Saga PLC preliminary full year results
The British company attributed weakness to asset impairment charges. The UK stock is down also because sales are expected to remain challenged in its motor and home insurance segments.
Saga ended the year with £254.2 million of pre-tax loss ($315.6 million) versus £23.5 million loss in fiscal 2022, as per the preliminary results it posted today. Revenue printed at £581.1 million – a 54% year-on-year growth. Still, Victoria Scholar of Interactive Investor noted:
Its insurance business is still struggling with sales of motor and home insurance policies down 7.0% versus the prior year, weighing on shares today.
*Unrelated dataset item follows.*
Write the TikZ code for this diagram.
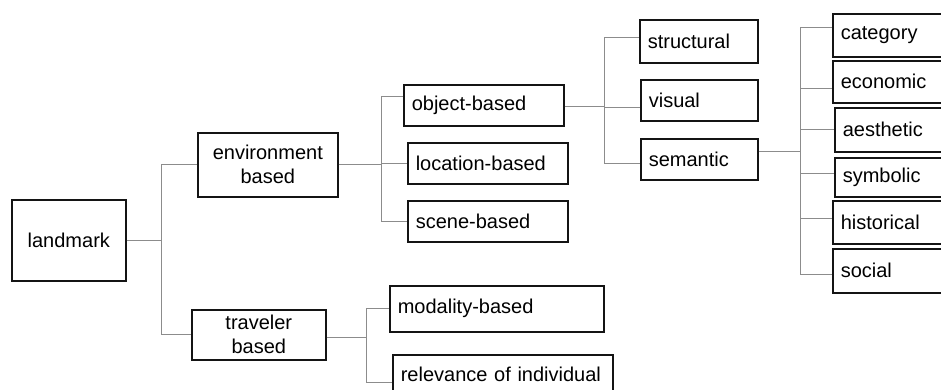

Saga shares are down about 40% for the year at writing.
Cruise and Travel businesses are doing good
Saga PLC expects its insurance underwriting unit to benefit from higher rates moving forward. In the press release, CEO Euan Sutherland said:
Our top priorities for next 12 months are to strengthen our financial position and continue to build Saga into largest and fastest-growing business for older people in the U.K, delivering long-term, sustainable growth for stakeholders.
The London-listed firm expects continued demand for its ocean cruises and is committed to returning load factor to 80% at least. Travel bookings are also meaningfully better than the same time last year, it confirmed.
Wall Street currently has a consensus “overweight” rating on Saga shares.